▶ Work to complete:
Beginning at the first line of the data, print each line exactly, stopping after the line that contains "import pandas as pd".

★ ★ ★ ★ ★ ★ ★

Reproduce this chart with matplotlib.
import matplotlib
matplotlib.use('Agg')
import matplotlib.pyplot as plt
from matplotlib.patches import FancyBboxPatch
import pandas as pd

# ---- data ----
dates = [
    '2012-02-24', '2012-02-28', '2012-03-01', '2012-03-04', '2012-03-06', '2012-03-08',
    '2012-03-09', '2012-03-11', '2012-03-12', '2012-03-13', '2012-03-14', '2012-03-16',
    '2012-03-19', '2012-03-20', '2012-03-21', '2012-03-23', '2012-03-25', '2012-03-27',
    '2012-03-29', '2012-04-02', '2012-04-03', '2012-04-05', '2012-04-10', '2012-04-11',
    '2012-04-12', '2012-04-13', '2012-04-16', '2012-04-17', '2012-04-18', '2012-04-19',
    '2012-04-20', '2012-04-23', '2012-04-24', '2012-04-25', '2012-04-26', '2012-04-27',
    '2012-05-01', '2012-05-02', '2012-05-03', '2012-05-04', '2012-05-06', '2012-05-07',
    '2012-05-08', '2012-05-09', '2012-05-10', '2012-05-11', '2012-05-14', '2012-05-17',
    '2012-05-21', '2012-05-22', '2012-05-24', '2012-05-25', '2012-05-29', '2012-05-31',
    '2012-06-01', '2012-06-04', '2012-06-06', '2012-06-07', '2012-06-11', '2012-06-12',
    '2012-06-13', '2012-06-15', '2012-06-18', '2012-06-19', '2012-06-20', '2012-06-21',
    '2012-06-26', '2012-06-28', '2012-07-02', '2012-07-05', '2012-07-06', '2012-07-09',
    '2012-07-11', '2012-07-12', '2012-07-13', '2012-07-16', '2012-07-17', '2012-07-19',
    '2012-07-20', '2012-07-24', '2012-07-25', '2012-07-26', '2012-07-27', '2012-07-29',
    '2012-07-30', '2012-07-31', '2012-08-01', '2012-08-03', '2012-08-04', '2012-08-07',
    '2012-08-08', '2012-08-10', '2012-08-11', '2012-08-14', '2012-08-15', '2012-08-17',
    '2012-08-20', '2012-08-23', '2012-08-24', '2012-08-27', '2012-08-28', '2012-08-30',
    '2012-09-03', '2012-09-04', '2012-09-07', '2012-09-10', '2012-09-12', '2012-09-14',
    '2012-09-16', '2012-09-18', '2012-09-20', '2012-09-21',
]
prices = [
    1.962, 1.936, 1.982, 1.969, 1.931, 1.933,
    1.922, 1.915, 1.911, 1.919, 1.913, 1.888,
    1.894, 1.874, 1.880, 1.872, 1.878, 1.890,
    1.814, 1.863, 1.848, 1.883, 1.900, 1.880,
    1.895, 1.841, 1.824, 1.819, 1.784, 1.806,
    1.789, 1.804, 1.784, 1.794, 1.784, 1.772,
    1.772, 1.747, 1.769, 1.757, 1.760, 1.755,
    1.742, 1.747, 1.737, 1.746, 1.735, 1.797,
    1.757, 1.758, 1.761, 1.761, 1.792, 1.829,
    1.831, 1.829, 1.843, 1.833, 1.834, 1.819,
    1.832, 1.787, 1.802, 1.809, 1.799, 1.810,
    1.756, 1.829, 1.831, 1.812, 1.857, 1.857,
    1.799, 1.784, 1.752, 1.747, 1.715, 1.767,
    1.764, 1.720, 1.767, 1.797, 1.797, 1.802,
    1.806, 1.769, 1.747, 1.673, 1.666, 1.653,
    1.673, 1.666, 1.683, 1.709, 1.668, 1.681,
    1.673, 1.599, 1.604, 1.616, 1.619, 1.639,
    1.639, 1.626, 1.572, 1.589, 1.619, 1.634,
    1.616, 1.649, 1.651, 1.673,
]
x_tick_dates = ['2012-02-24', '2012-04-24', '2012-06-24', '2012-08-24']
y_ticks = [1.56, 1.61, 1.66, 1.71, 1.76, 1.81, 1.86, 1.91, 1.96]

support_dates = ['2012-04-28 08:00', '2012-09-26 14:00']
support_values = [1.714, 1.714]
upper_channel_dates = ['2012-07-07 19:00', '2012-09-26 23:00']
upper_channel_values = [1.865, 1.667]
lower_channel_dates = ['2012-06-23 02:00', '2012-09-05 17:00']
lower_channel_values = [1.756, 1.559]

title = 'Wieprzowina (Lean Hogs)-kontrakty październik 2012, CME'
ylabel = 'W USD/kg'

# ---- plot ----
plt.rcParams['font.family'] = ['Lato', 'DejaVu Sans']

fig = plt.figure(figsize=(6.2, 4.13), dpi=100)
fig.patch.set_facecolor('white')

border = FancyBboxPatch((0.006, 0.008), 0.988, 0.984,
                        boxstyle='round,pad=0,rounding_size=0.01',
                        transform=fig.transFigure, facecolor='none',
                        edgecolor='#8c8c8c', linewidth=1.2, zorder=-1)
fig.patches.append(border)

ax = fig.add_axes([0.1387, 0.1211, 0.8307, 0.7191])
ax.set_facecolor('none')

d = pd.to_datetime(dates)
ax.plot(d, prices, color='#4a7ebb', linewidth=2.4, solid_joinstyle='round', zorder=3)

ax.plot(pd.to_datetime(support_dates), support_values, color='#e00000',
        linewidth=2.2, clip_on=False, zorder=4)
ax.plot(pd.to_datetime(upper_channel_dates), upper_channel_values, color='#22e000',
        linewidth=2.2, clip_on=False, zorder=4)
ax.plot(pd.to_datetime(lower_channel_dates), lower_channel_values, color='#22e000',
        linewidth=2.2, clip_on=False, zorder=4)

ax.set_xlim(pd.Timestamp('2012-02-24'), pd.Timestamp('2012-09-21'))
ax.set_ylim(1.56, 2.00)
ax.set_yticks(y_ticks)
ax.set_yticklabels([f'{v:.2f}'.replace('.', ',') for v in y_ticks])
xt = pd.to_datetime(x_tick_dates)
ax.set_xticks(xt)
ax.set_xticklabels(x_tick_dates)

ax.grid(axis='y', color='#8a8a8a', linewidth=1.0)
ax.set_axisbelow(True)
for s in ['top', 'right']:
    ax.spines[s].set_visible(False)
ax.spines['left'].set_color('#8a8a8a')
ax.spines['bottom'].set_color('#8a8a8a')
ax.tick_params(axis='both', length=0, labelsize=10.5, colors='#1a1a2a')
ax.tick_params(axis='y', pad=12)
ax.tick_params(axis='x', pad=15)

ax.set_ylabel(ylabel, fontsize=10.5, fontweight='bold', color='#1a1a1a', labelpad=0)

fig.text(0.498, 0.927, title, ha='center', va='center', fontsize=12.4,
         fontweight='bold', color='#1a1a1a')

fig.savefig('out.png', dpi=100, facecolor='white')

★ ★ ★ ★ ★ ★ ★

▶ Solution to this exercise:
Reproduce this chart with matplotlib.
import matplotlib
matplotlib.use('Agg')
import matplotlib.pyplot as plt
from matplotlib.patches import FancyBboxPatch
import pandas as pd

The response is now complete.